Judge Dyk also asked whether Congress imposing a sixty-day time limit in other statutes, but not this statute, means that Congress meant to maintain the general six-year statute of limitations. Bruskin said this would be reading too much into Congressional silence. Notably, Judge O’Malley later said that her concerns were covered by Judge Dyk’s questions.
With regard to the sixty-day limit set forth in the Federal Circuit Rule, Judge Wallach asked if the Department of Justice would object to the court simply repealing its own internal rule. Bruskin responded that there are processes that the court typically goes through that allow the public to weigh in, and that the court should do so if it plans on changing the rule.
Similarly, Judge Taranto asked if there were any examples of other courts adopting a limit that was shorter than the six-year statute of limitations, which would be possible by interpreting the six-year limit to be the upper bound. Bruskin answered, “no,” but he maintained that the Federal Circuit being a specialized court is in a unique position with respect to VA procedure and should not base its decision on this fact.
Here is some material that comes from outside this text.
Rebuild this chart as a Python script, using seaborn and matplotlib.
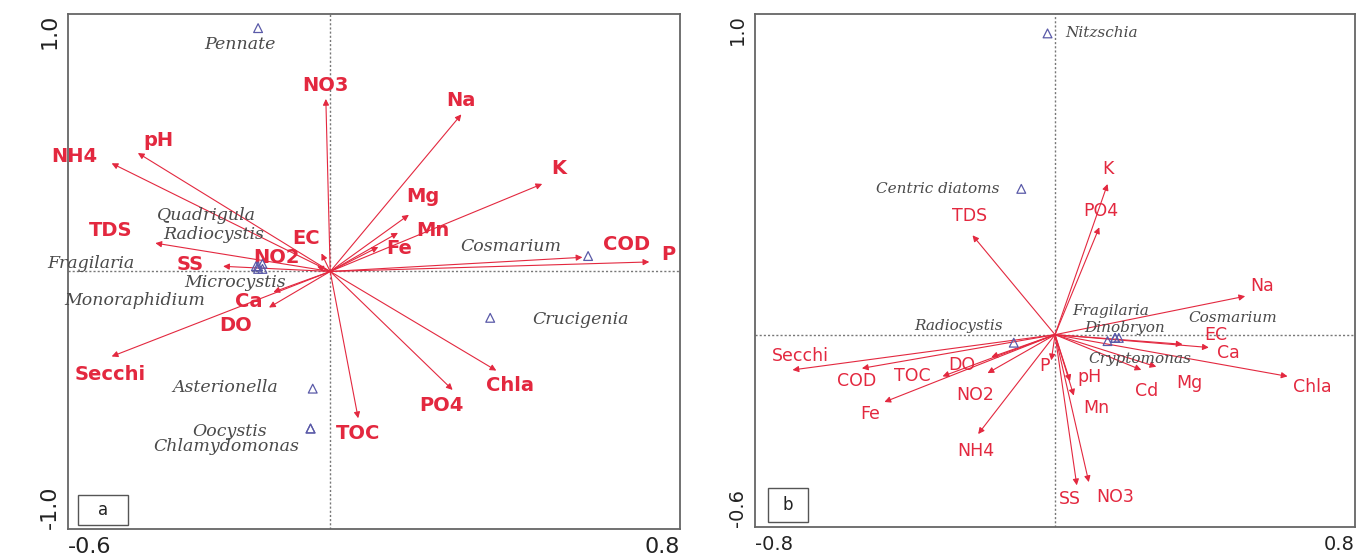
import matplotlib
matplotlib.use("Agg")
import matplotlib.pyplot as plt
from matplotlib.patches import Rectangle
import numpy as np
import pandas as pd
import seaborn as sns

# panel a: environmental vectors (biplot scores)
a_vars = ["NO3", "Na", "K", "Mg", "Mn", "Fe", "COD", "P", "EC", "NO2", "SS", "TDS",
          "NH4", "pH", "Ca", "DO", "Secchi", "TOC", "PO4", "Chla"]
a_vx = [-0.01, 0.30, 0.485, 0.18, 0.155, 0.11, 0.577, 0.73, -0.02, -0.03, -0.245, -0.40,
        -0.50, -0.44, -0.13, -0.14, -0.50, 0.064, 0.28, 0.38]
a_vy = [0.67, 0.61, 0.34, 0.22, 0.15, 0.095, 0.055, 0.037, 0.07, 0.02, 0.02, 0.11,
        0.42, 0.46, -0.08, -0.14, -0.33, -0.57, -0.46, -0.385]

# panel a: species scores
a_species = ["Pennate", "Quadrigula", "Radiocystis", "Fragilaria", "Microcystis",
             "Monoraphidium", "Cosmarium", "Crucigenia", "Asterionella", "Oocystis",
             "Chlamydomonas"]
a_sx = [-0.165, -0.155, -0.165, -0.17, -0.155, -0.165, 0.59, 0.366, -0.04, -0.045, -0.045]
a_sy = [0.945, 0.03, 0.02, 0.02, 0.01, 0.01, 0.06, -0.18, -0.455, -0.61, -0.61]

# panel b: environmental vectors
b_vars = ["TDS", "K", "PO4", "Na", "EC", "Ca", "Chla", "Mg", "Cd", "pH", "Mn", "SS",
          "NO3", "P", "Secchi", "COD", "TOC", "DO", "NO2", "Fe", "NH4"]
b_vx = [-0.22, 0.14, 0.118, 0.507, 0.34, 0.41, 0.62, 0.27, 0.23, 0.04, 0.05, 0.058,
        0.09, -0.01, -0.70, -0.515, -0.30, -0.17, -0.18, -0.455, -0.205]
b_vy = [0.31, 0.47, 0.335, 0.12, -0.03, -0.04, -0.13, -0.10, -0.11, -0.145, -0.19, -0.47,
        -0.46, -0.08, -0.11, -0.105, -0.13, -0.07, -0.12, -0.21, -0.31]

# panel b: species scores
b_species = ["Nitzschia", "Centric diatoms", "Radiocystis", "Fragilaria", "Dinobryon",
             "Cosmarium", "Cryptomonas"]
b_sx = [-0.02, -0.09, -0.11, 0.16, 0.17, 0.16, 0.14]
b_sy = [0.94, 0.455, -0.025, -0.01, -0.01, -0.01, -0.02]

# label offsets in points (layout only)
a_voff = [(0, 10), (0, 10), (12, 11), (10, 13), (25, 2), (15, -1), (32, 9), (14, 5),
          (-11, 11), (-29, 6), (-24, 1), (-32, 9), (-27, 5), (15, 9), (-18, -7),
          (-24, -13), (-1, -13), (0, -11), (-8, -11), (10, -11)]
a_soff = [(-13, -12), (-40, 35), (-32, 23), (-119, 2), (-20, -10), (-89, -23),
          (-56, 7), (65, -1), (-63, 1), (-58, -2), (-61, -13)]
b_voff = [(-2, 14), (0, 11), (1, 12), (12, 7), (24, 7), (14, -4), (18, -8), (24, -12),
          (4, -15), (14, 3), (16, -9), (-5, -10), (19, -11), (-5, -4), (6, 10), (-4, -9),
          (-22, 0), (-21, -6), (-9, -16), (-10, -9), (-2, -12)]
b_soff = [(39, 0), (-60, 0), (-40, 12), (-3, 19), (4, 7), (85, 14), (23, -13)]

RED = "#e3283f"
SPC = "#4a4a4a"
TRI = "#5a5aa8"


def draw_panel(ax, vars_, vx, vy, voff, species, sx, sy, soff, xlim, ylim, xstep, ystep,
               tag, tagbox, vfont, sfont, tfont, bold):
    ax.set_xlim(*xlim)
    ax.set_ylim(*ylim)
    ax.axhline(0, color="#777777", lw=1, ls=(0, (1.5, 1.5)), zorder=1)
    ax.axvline(0, color="#777777", lw=1, ls=(0, (1.5, 1.5)), zorder=1)
    for name, x, y, off in zip(vars_, vx, vy, voff):
        ax.annotate("", xy=(x, y), xytext=(0, 0),
                    arrowprops=dict(arrowstyle="-|>", color=RED, lw=0.8,
                                    mutation_scale=9, shrinkA=0, shrinkB=0), zorder=3)
        ax.annotate(name, xy=(x, y), xytext=off, textcoords="offset points",
                    ha="center", va="center", color=RED, fontsize=vfont,
                    fontweight="bold" if bold else "normal", family="DejaVu Sans", zorder=4)
    df = pd.DataFrame({"x": sx, "y": sy, "name": species})
    sns.scatterplot(data=df, x="x", y="y", ax=ax, marker="^", s=40, facecolor="none",
                    edgecolor=TRI, linewidth=0.9, legend=False, zorder=5)
    for name, x, y, off in zip(species, sx, sy, soff):
        ax.annotate(name, xy=(x, y), xytext=off, textcoords="offset points",
                    ha="center", va="center", color=SPC, fontsize=sfont,
                    style="italic", family="DejaVu Serif", zorder=4)
    ax.set_xlabel("")
    ax.set_ylabel("")
    xt = np.arange(xlim[0], xlim[1] + 1e-9, xstep)
    yt = np.arange(ylim[0], ylim[1] + 1e-9, ystep)
    ax.set_xticks(xt)
    ax.set_yticks(yt)
    ax.set_xticklabels([f"{xt[0]:.1f}"] + [""] * (len(xt) - 2) + [f"{xt[-1]:.1f}"])
    ax.set_yticklabels([f"{yt[0]:.1f}"] + [""] * (len(yt) - 2) + [f"{yt[-1]:.1f}"],
                       rotation=90)
    xl = ax.get_xticklabels()
    xl[0].set_ha("left")
    xl[-1].set_ha("right")
    yl = ax.get_yticklabels()
    yl[0].set_va("bottom")
    yl[-1].set_va("top")
    ax.tick_params(length=4, width=1, color="#555555", labelsize=tfont, pad=2,
                   labelcolor="#222222")
    for sp in ax.spines.values():
        sp.set_color("#666666")
        sp.set_linewidth(1.3)
    x0, y0, w, h = tagbox
    ax.add_patch(Rectangle((x0, y0), w, h, transform=ax.transAxes, fc="white",
                           ec="#555555", lw=1, zorder=6))
    ax.text(x0 + w / 2, y0 + h / 2, tag, transform=ax.transAxes, fontsize=12,
            family="DejaVu Sans", ha="center", va="center", zorder=7, color="#222222")


sns.set_style("white")
fig = plt.figure(figsize=(13.56, 5.58), dpi=100)
ax_a = fig.add_axes([0.0501, 0.052, 0.4513, 0.923])
ax_b = fig.add_axes([0.5568, 0.0556, 0.4425, 0.919])

draw_panel(ax_a, a_vars, a_vx, a_vy, a_voff, a_species, a_sx, a_sy, a_soff,
           (-0.6, 0.8), (-1.0, 1.0), 0.2, 0.5, "a", (0.016, 0.008, 0.082, 0.058),
           14, 12.5, 16, True)
draw_panel(ax_b, b_vars, b_vx, b_vy, b_voff, b_species, b_sx, b_sy, b_soff,
           (-0.8, 0.8), (-0.6, 1.0), 0.2, 0.2, "b", (0.022, 0.01, 0.066, 0.066),
           12.5, 11, 14, False)

fig.savefig("out.png", dpi=100)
He conceded, however, that there was no precedent that necessarily permits it or precludes this approach.
Judge Chen raised the question of whether the BVA are “officers” of Veterans Affairs because they are not bound by the manual as interpreted by the BVA. Bruskin noted that mechanisms such as general counsel opinions allow the VA to exercise control over the BVA, and thus, he argued, the members of the BVA are employees not officers.
Notably Judges Prost, Lourie, O’Malley, and Stoll did not ask Bruskin any questions.
We will report on the Federal Circuit’s disposition of this case.